[Editor’s Note: This is the fifth in a series of six guest posts by Holly Genovese, which will be appearing every other Sunday. — Ben Alpers]
Today I received a journal rejection. It wasn’t my first and it won’t be my last. But this rejection hit me in a way that the others have yet to do. Many of the criticisms have weight: I could read more prison writing, I can revise my structure and my writing, I could include more historiographical footnotes. But others seemed to ignore, and argue against, the very premise of my article. I argued that the Angola 3, because of their long-time imprisonment, status as a cause celebre, and association with radical politics, haven’t been considered intellectuals in their own right. I argue that because of their incarceration, they used non-traditional means like education, protest, and candy production as intellectual work – and that these are a form of intellectual production, in the same way that writing is. But my reviewer commented that the tutoring and political education classes held within the prison meant that the Angola 3 were educators, not intellectuals. That their political organizing meant they were activists, not intellectuals. That their time spent reading George Jackson, Frantz Fanon, and Malcom X meant that they were simply well read and not intellectuals. I stopped reading, confused about what these incarcerated men would have to do to receive the stamp of “intellectual.” Can’t a well-read educator and activist be an intellectual? In fact, aren’t they often? To the reviewer, even writing an autobiography in conversation with prison writers and political philosophers wasn’t intellectual work.

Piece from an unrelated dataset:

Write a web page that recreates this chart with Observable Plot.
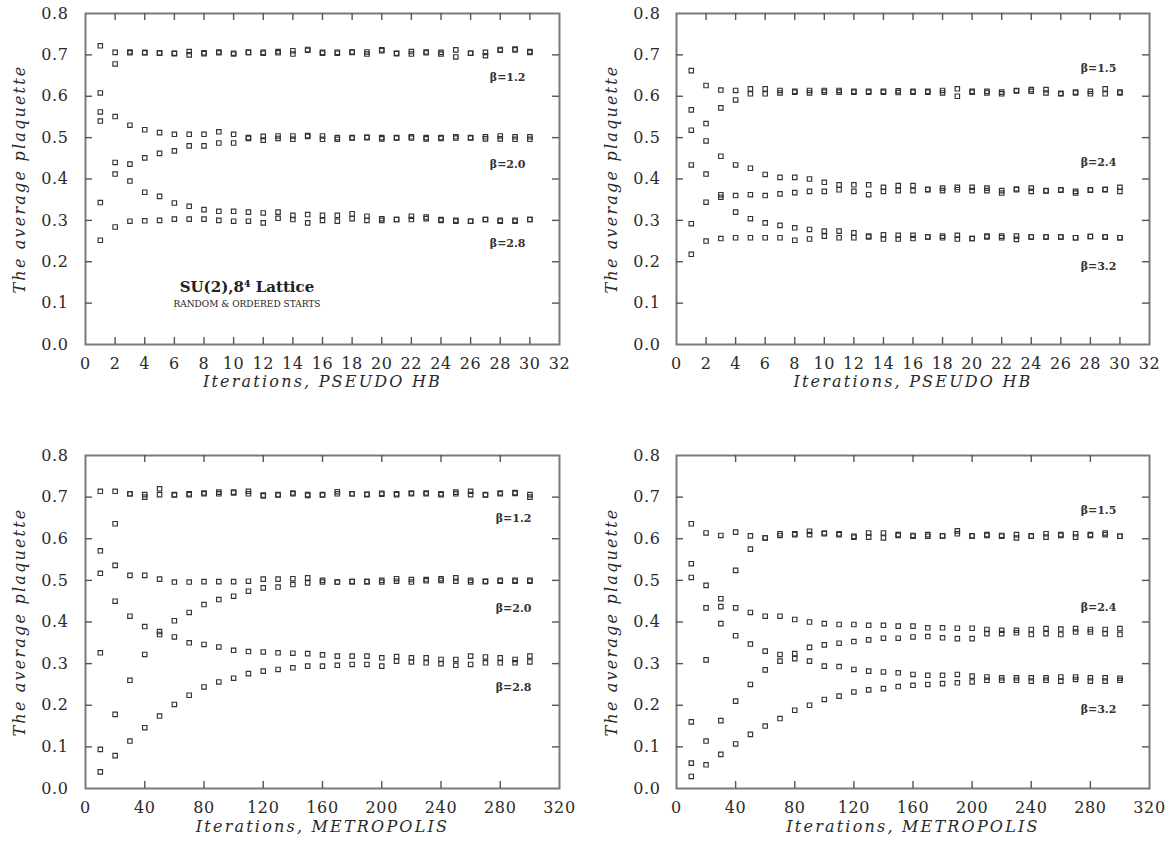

Maybe this means I didn’t prove my point. I’m not sure. But I know it means that my definition of intellectual, however fuzzy and broadly construed it may be, is not something that eliminates people with non-traditional backgrounds from conversations, but takes pains to include them.
If writing and reading, thinking and organizing, and teaching aren’t works of intellectual production for the incarcerated what is? If the incarcerated can be intellectuals, but only if they operate under certain standards and parameters, is this truly a more inclusive acknowledgement of intellectual work? I don’t think so. I still contend that the members of the Angola 3 are intellectuals – because of their poetry and memoir, their organizing and tutoring, their candy production, and speaking tours. They have used them to assert their own critiques of inequities and of the Black Panther Party, and to me, that is enough.